Bimetallic Eu/Fe-MOFs ratiometric fluorescent nanoenzyme for selective cholesterol detection in biological serum: Synthesis, characterization, mechanism and DFT calculations

Cholesterol is one of the most significant indicators to assess health status. Lanthanide metal-organic frameworks (Ln-MOFs) have a unique luminescence mechanism, which makes it possess tremendous potential in biomonitoring. Thus, on the basic of intramolecular charge transfer theory and quenching effect, the metal-organic frameworks (MOFs) doped by europium was constructed to respond to the cholesterol in serum. The charge transfer direction and the sensing mechanism of fluorescent probe were explained in detail by cross-corroboration of experiment and calculation.
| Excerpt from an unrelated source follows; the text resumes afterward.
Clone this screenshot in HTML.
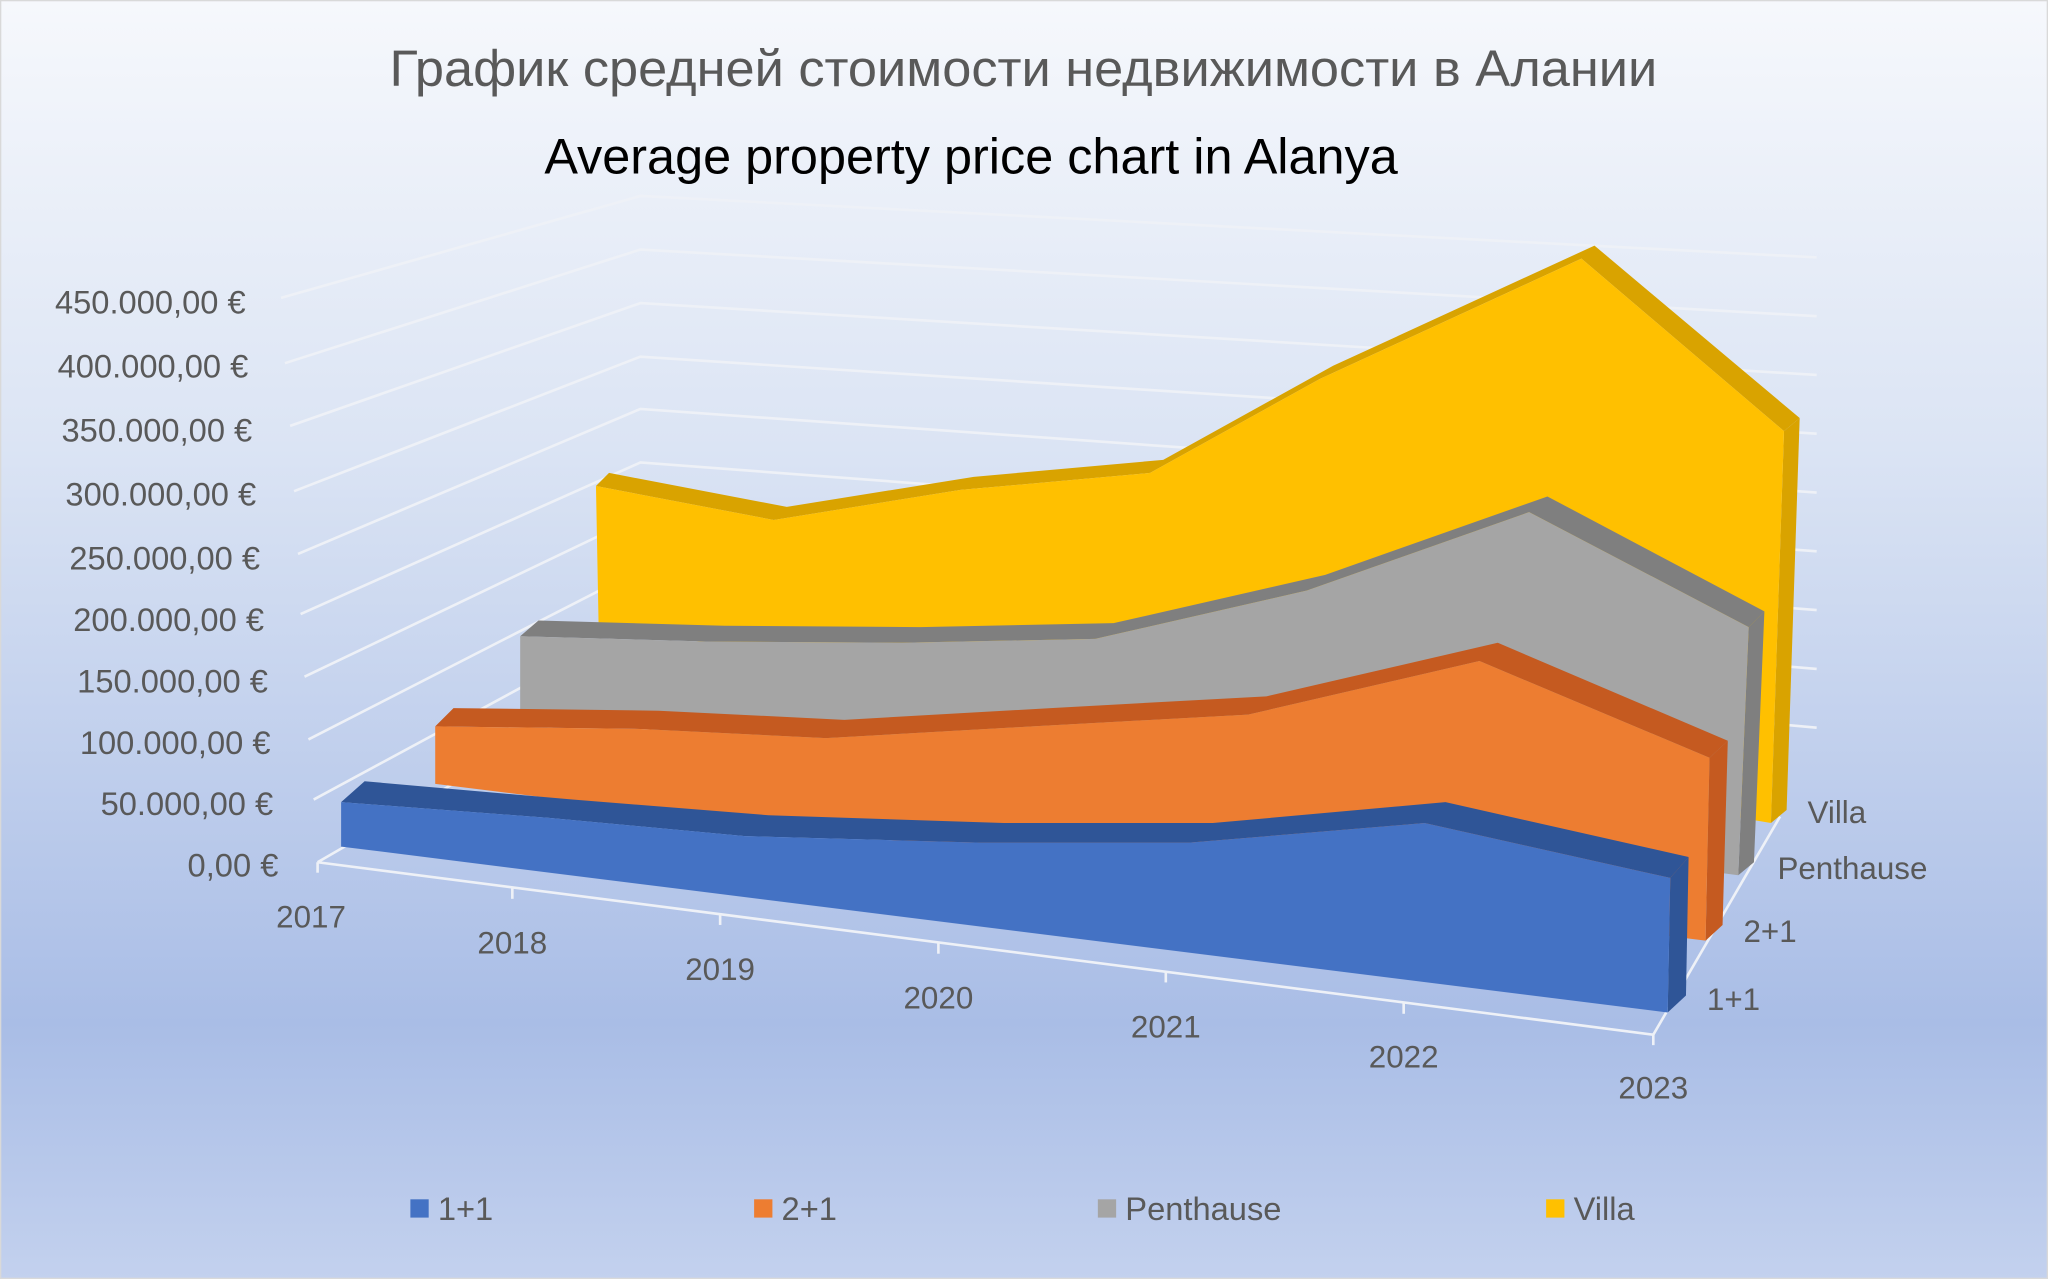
<!DOCTYPE html>
<html><head><meta charset="utf-8"><style>
html,body{margin:0;padding:0;width:2048px;height:1279px;overflow:hidden}
svg{display:block}
text{font-family:"Liberation Sans","DejaVu Sans",sans-serif}
</style></head><body>
<svg width="2048" height="1279" viewBox="0 0 1567 979" preserveAspectRatio="none" xmlns="http://www.w3.org/2000/svg">
<defs>
<linearGradient id="bg" x1="0" y1="0" x2="0" y2="1">
<stop offset="0" stop-color="#f6f8fc"/>
<stop offset="0.35" stop-color="#dbe4f4"/>
<stop offset="0.8" stop-color="#a9bde6"/>
<stop offset="1" stop-color="#c3d1ee"/>
</linearGradient>
</defs>
<rect x="0" y="0" width="1567" height="979" fill="url(#bg)"/>
<rect x="0.5" y="0.5" width="1566" height="978" fill="none" stroke="#d9d9d9"/>
<text x="783" y="66" font-size="39" fill="#595959" text-anchor="middle" textLength="970" lengthAdjust="spacingAndGlyphs">График средней стоимости недвижимости в Алании</text>
<text x="743" y="133" font-size="38" fill="#000" text-anchor="middle" textLength="653" lengthAdjust="spacingAndGlyphs">Average property price chart in Alanya</text>
<g stroke="#eef1f7" stroke-width="2" fill="none">
<polyline points="215,228 490,150 1390,197"/>
<polyline points="218,278 490,191 1390,242"/>
<polyline points="222,326 490,232 1390,287"/>
<polyline points="225,376 490,273 1390,332"/>
<polyline points="228,424 490,313 1390,377"/>
<polyline points="230,470 490,354 1390,422"/>
<polyline points="233,518 490,395 1390,467"/>
<polyline points="236,566 490,436 1390,512"/>
<polyline points="240,612 490,477 1390,557"/>
<polyline points="243,660 490,517"/>
<polyline points="243,660 1265,792 1362,625"/>
<line x1="243" y1="660" x2="243" y2="668"/><line x1="392" y1="680" x2="392" y2="688"/><line x1="551" y1="700" x2="551" y2="708"/><line x1="718" y1="722" x2="718" y2="730"/><line x1="892" y1="744" x2="892" y2="752"/><line x1="1074" y1="768" x2="1074" y2="776"/><line x1="1265" y1="792" x2="1265" y2="800"/>
</g>
<polygon points="466,362 602,388 745,365 890,352 1020,280 1220,188 1377,320 1365,330 1210,198 1010,290 880,362 735,375 592,398 456,372" fill="#d9a300"/>
<polygon points="1365,330 1377,320 1367,620 1355,630" fill="#d9a300"/>
<polygon points="456,372 592,398 735,375 880,362 1010,290 1210,198 1365,330 1355,630 458,478" fill="#ffc000"/>
<polygon points="412,475 554,479 704,480 852,477 1014,440 1184,380 1350,468 1338,480 1170,392 1000,452 838,489 690,492 540,491 398,487" fill="#7f7f7f"/>
<polygon points="1338,480 1350,468 1342,660 1330,670" fill="#7f7f7f"/>
<polygon points="398,487 540,491 690,492 838,489 1000,452 1170,392 1338,480 1330,670 398,545" fill="#a5a5a5"/>
<polygon points="347,542 504,544 646,551 804,542 969,533 1146,492 1322,567 1308,580 1132,506 955,547 790,556 632,565 490,558 333,556" fill="#c55a20"/>
<polygon points="1308,580 1322,567 1318,708 1305,720" fill="#c55a20"/>
<polygon points="333,556 490,558 632,565 790,556 955,547 1132,506 1308,580 1305,720 333,600" fill="#ed7d31"/>
<polygon points="279,598 438,612 588,624 768,630 928,630 1106,614 1292,656 1278,672 1090,630 910,645 750,645 570,640 420,626 261,614" fill="#2f5597"/>
<polygon points="1278,672 1292,656 1290,762 1276,775" fill="#2f5597"/>
<polygon points="261,614 420,626 570,640 750,645 910,645 1090,630 1278,672 1276,775 261,648" fill="#4472c4"/>
<g font-size="25" fill="#595959" text-anchor="end">
<text x="188" y="240">450.000,00 €</text>
<text x="190" y="289">400.000,00 €</text>
<text x="193" y="338">350.000,00 €</text>
<text x="196" y="387">300.000,00 €</text>
<text x="199" y="436">250.000,00 €</text>
<text x="202" y="483">200.000,00 €</text>
<text x="205" y="530">150.000,00 €</text>
<text x="207" y="577">100.000,00 €</text>
<text x="209" y="624">50.000,00 €</text>
<text x="213" y="671">0,00 €</text>
</g>
<g font-size="24" fill="#595959" text-anchor="middle">
<text x="238" y="710">2017</text><text x="392" y="730">2018</text><text x="551" y="750">2019</text><text x="718" y="772">2020</text><text x="892" y="794">2021</text><text x="1074" y="817">2022</text><text x="1265" y="841">2023</text>
</g>
<g font-size="24" fill="#595959">
<text x="1383" y="630">Villa</text><text x="1360" y="673">Penthause</text><text x="1334" y="721">2+1</text><text x="1306" y="773">1+1</text>
</g>
<g font-size="25" fill="#595959">
<rect x="314" y="918" width="14" height="14" fill="#4472c4"/><text x="335" y="934">1+1</text>
<rect x="577" y="918" width="14" height="14" fill="#ed7d31"/><text x="598" y="934">2+1</text>
<rect x="840" y="918" width="14" height="14" fill="#a5a5a5"/><text x="861" y="934">Penthause</text>
<rect x="1183" y="918" width="14" height="14" fill="#ffc000"/><text x="1204" y="934">Villa</text>
</g>
</svg>
</body></html>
The possible sensing mechanism was explained at the molecular level with density functional theory (DFT). With the excitation of 350 nm, the emission peaks at 458 nm and 615 nm which corrsponded to MIL-53(Fe) and Eu centers, appeared enhancement and quenching respectively. To investigate the emission law, the density of states and partial density of states were used to explain the internal electron migration of the probe and the possible sensing mechanism. The results showed the electron transfer efficiency of MIL-53(Fe) was enhanced after Eu3+ doping, which brought a remarkable improvement in response sensitivity. Meanwhile, the higher energy possessed by the excited state of Eu will lead to the capture of its own electrons by hydrogen peroxide, thus reducing the number of electrons returned to the ground states of Eu and eventually leading to the fluorescence quenching of 615 nm. We anticipate the proposed research is to be an emerging method in cholesterol determination and have further development in all walks of life.